▶ [Instructions to follow] Pictures are not part of the copy. Retype the lines from the first one through the line that contains "const startMs = Date.UTC(2025, 2, 11);".
--- begin ---
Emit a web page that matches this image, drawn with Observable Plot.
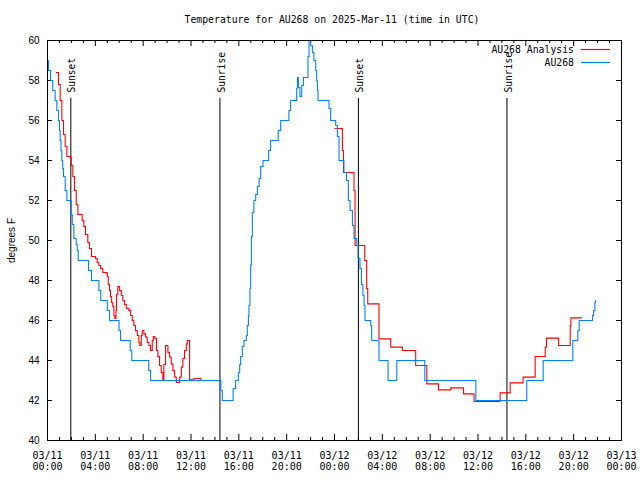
<!DOCTYPE html>
<html><head><meta charset="utf-8">
<script src="https://cdn.jsdelivr.net/npm/d3@7"></script>
<script src="https://cdn.jsdelivr.net/npm/@observablehq/plot@0.6"></script>
<style>body{margin:0;background:#fff} svg{display:block;background:#fff}</style>
</head><body><div id="chart"></div>
<script>
const titleText = "Temperature for AU268 on 2025-Mar-11 (time in UTC)";
const yLabel = "degrees F";
const seriesNames = ["AU268 Analysis", "AU268"];
const seriesColors = ["#ff0000", "#0080ff"];
const startMs = Date.UTC(2025, 2, 11);

// Observed (blue), hours since 03/11 00:00 UTC
const obsHours = [0.00,0.08,0.25,0.44,0.64,0.78,0.92,1.00,1.06,1.13,1.20,1.27,1.34,1.48,1.62,1.98,2.07,2.20,2.40,2.49,2.57,3.43,3.68,4.30,4.45,5.00,5.19,5.98,6.11,6.92,7.05,8.47,8.62,14.50,14.62,15.52,15.73,15.96,16.07,16.15,16.29,16.43,16.63,16.71,16.80,16.85,16.93,16.99,17.05,17.13,17.26,17.41,17.55,17.69,17.83,18.02,18.49,18.66,19.29,19.50,20.19,20.33,20.84,20.90,20.98,21.11,21.26,21.40,21.78,21.87,22.01,22.15,22.28,22.43,22.51,22.57,22.62,23.54,23.68,24.10,24.24,24.38,24.79,25.00,25.16,25.30,25.50,25.63,25.86,25.97,26.13,26.25,26.38,26.47,26.55,27.03,27.11,27.72,28.48,29.21,31.55,35.82,40.08,41.45,43.93,44.35,44.46,45.58,45.67,45.77,45.83];
const obsTemps = [59.0,58.5,58.0,57.5,57.0,56.5,56.0,55.5,55.0,54.5,54.0,53.6,53.2,52.5,52.0,51.3,50.8,50.1,49.8,49.5,49.0,48.5,48.0,47.5,47.0,46.5,46.0,45.5,45.0,44.5,44.0,43.5,43.0,42.5,42.0,42.6,43.0,43.4,43.8,44.2,44.7,45.0,45.25,45.75,46.25,46.75,47.6,48.8,50.2,51.4,52.0,52.3,52.7,53.1,53.7,54.0,54.5,55.0,55.5,56.0,56.5,57.0,57.6,58.15,57.65,57.2,57.75,58.15,59.2,60.0,59.75,59.4,59.0,58.5,58.0,57.5,57.0,56.6,56.0,55.75,55.2,54.0,53.4,53.0,52.0,51.5,50.75,50.1,49.75,49.1,48.6,47.8,47.25,46.75,46.0,45.75,45.0,44.0,43.0,44.0,43.0,42.0,43.0,44.0,45.0,45.5,46.0,46.25,46.5,46.9,47.0];

// Analysis (red); null marks the gap in the series
const anaHours = [0.73,0.92,1.06,1.20,1.34,1.48,1.62,1.98,2.12,2.26,2.40,2.54,2.90,3.04,3.18,3.37,3.51,3.68,4.02,4.16,4.29,4.44,4.63,5.00,5.08,5.19,5.27,5.36,5.46,5.55,5.63,5.73,5.77,5.88,6.03,6.17,6.30,6.44,6.59,6.80,6.95,7.09,7.22,7.36,7.51,7.64,7.72,7.84,7.92,8.06,8.20,8.34,8.48,8.62,8.76,8.85,8.98,9.12,9.23,9.37,9.51,9.65,9.73,9.87,10.07,10.21,10.35,10.49,10.63,10.77,11.05,11.19,11.32,11.46,11.61,11.69,11.88,12.24,12.83,12.84,24.04,24.66,24.75,25.63,25.72,26.53,26.69,26.78,27.72,28.70,29.68,30.79,31.72,32.69,33.72,34.79,35.67,37.85,38.69,39.77,40.78,41.62,41.73,42.74,43.71,43.77,44.66];
const anaTemps = [58.4,57.8,57.0,56.0,55.3,54.7,54.2,53.75,53.2,52.5,51.8,51.3,51.0,50.7,50.3,49.9,49.6,49.2,49.1,48.9,48.75,48.6,48.4,48.2,47.8,47.5,47.2,46.9,46.7,46.25,46.1,46.5,47.3,47.7,47.5,47.25,47.0,46.8,46.6,46.5,46.25,46.0,45.75,45.5,45.25,44.9,44.75,45.25,45.5,45.33,45.17,44.9,44.75,44.5,45.0,45.2,45.1,44.5,44.2,43.75,43.4,43.0,43.8,44.75,44.4,44.17,43.83,43.5,43.17,42.9,43.17,43.67,44.1,44.5,44.83,45.0,43.03,43.1,43.05,null,55.6,54.5,53.4,52.5,49.75,49.0,47.6,46.83,45.08,44.67,44.5,43.75,42.83,42.53,42.63,42.33,41.95,42.38,42.88,43.17,44.2,44.67,45.12,44.75,45.75,46.13,46.13];

const eventNames = ["Sunset", "Sunrise", "Sunset", "Sunrise"];
const eventHours = [1.95, 14.42, 26.0, 38.42];
const yTicks = [40, 42, 44, 46, 48, 50, 52, 54, 56, 58, 60];
const xDomainHours = [0, 48];
const majorStepHours = 4;

const toDate = h => new Date(startMs + h * 3600e3);
const obs = obsHours.map((h, i) => ({t: toDate(h), v: obsTemps[i]}));
const ana = anaHours.map((h, i) => ({t: toDate(h), v: anaTemps[i] == null ? NaN : anaTemps[i]}));
const events = eventHours.map((h, i) => ({t: toDate(h), name: eventNames[i]}));
const majors = d3.range(xDomainHours[0], xDomainHours[1] + 1, majorStepHours).map(toDate);
const minors = d3.range(xDomainHours[0], xDomainHours[1] + 1, 1).filter(h => h % majorStepHours).map(toDate);

const W = 640, H = 480, mT = 40, mR = 19, mB = 40, mL = 47;
const pw = W - mL - mR, ph = H - mT - mB;
const mono = "DejaVu Sans Mono";
const sans = "Liberation Sans";
const fmt = d3.utcFormat("%m/%d\n%H:%M");

const chart = Plot.plot({
  width: W, height: H,
  marginTop: mT, marginRight: mR, marginBottom: mB, marginLeft: mL,
  style: {background: "#fff", color: "black"},
  x: {type: "utc", domain: xDomainHours.map(toDate)},
  y: {domain: [40, 60]},
  marks: [
    Plot.ruleX(majors, {x: d => d, insetTop: ph - 6, stroke: "black"}),
    Plot.ruleX(majors, {x: d => d, insetBottom: ph - 6, stroke: "black"}),
    Plot.ruleX(minors, {x: d => d, insetTop: ph - 3, stroke: "black"}),
    Plot.ruleX(minors, {x: d => d, insetBottom: ph - 3, stroke: "black"}),
    Plot.ruleY(yTicks, {y: d => d, insetRight: pw - 5, stroke: "black"}),
    Plot.ruleY(yTicks, {y: d => d, insetLeft: pw - 5, stroke: "black"}),
    Plot.ruleX(events, {x: "t", y1: 40, y2: 57.1, stroke: "black", strokeWidth: 1}),
    Plot.text(events, {x: "t", y: 57.4, text: "name", rotate: -90, textAnchor: "start", dx: 1.5, fontFamily: mono, fontSize: 9.6, fill: "black"}),
    Plot.line(ana, {x: "t", y: "v", stroke: seriesColors[0], strokeWidth: 1.1, curve: "step-after"}),
    Plot.line(obs, {x: "t", y: "v", stroke: seriesColors[1], strokeWidth: 1.1, curve: "step-after"}),
    Plot.frame({stroke: "black"}),
    Plot.axisX({ticks: majors, tickSize: 0, tickPadding: 10, tickFormat: fmt, fontFamily: mono, fontSize: 10, lineHeight: 1.15, label: null}),
    Plot.axisY({ticks: yTicks, tickSize: 0, tickPadding: 8, fontFamily: sans, fontSize: 10, label: yLabel, labelAnchor: "center", labelArrow: "none", labelOffset: 40})
  ]
});

const svg = d3.select(chart);
svg.append("text").attr("x", 332).attr("y", 20).attr("text-anchor", "middle").attr("dominant-baseline", "middle")
  .attr("font-family", mono).attr("font-size", 9.8).attr("fill", "black").text(titleText);
const leg = svg.append("g");
seriesNames.forEach((name, i) => {
  const y = 50 + i * 13;
  leg.append("text").attr("x", 574).attr("y", y).attr("text-anchor", "end").attr("dominant-baseline", "middle")
    .attr("font-family", mono).attr("font-size", 9.8).attr("fill", "black").text(name);
  leg.append("line").attr("x1", 581).attr("x2", 610).attr("y1", y - 0.5).attr("y2", y - 0.5)
    .attr("stroke", seriesColors[i]).attr("stroke-width", 1.2);
});
document.getElementById("chart").appendChild(chart);
</script>
</body></html>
--- end ---
▶ [Right answer]
Emit a web page that matches this image, drawn with Observable Plot.
<!DOCTYPE html>
<html><head><meta charset="utf-8">
<script src="https://cdn.jsdelivr.net/npm/d3@7"></script>
<script src="https://cdn.jsdelivr.net/npm/@observablehq/plot@0.6"></script>
<style>body{margin:0;background:#fff} svg{display:block;background:#fff}</style>
</head><body><div id="chart"></div>
<script>
const titleText = "Temperature for AU268 on 2025-Mar-11 (time in UTC)";
const yLabel = "degrees F";
const seriesNames = ["AU268 Analysis", "AU268"];
const seriesColors = ["#ff0000", "#0080ff"];
const startMs = Date.UTC(2025, 2, 11);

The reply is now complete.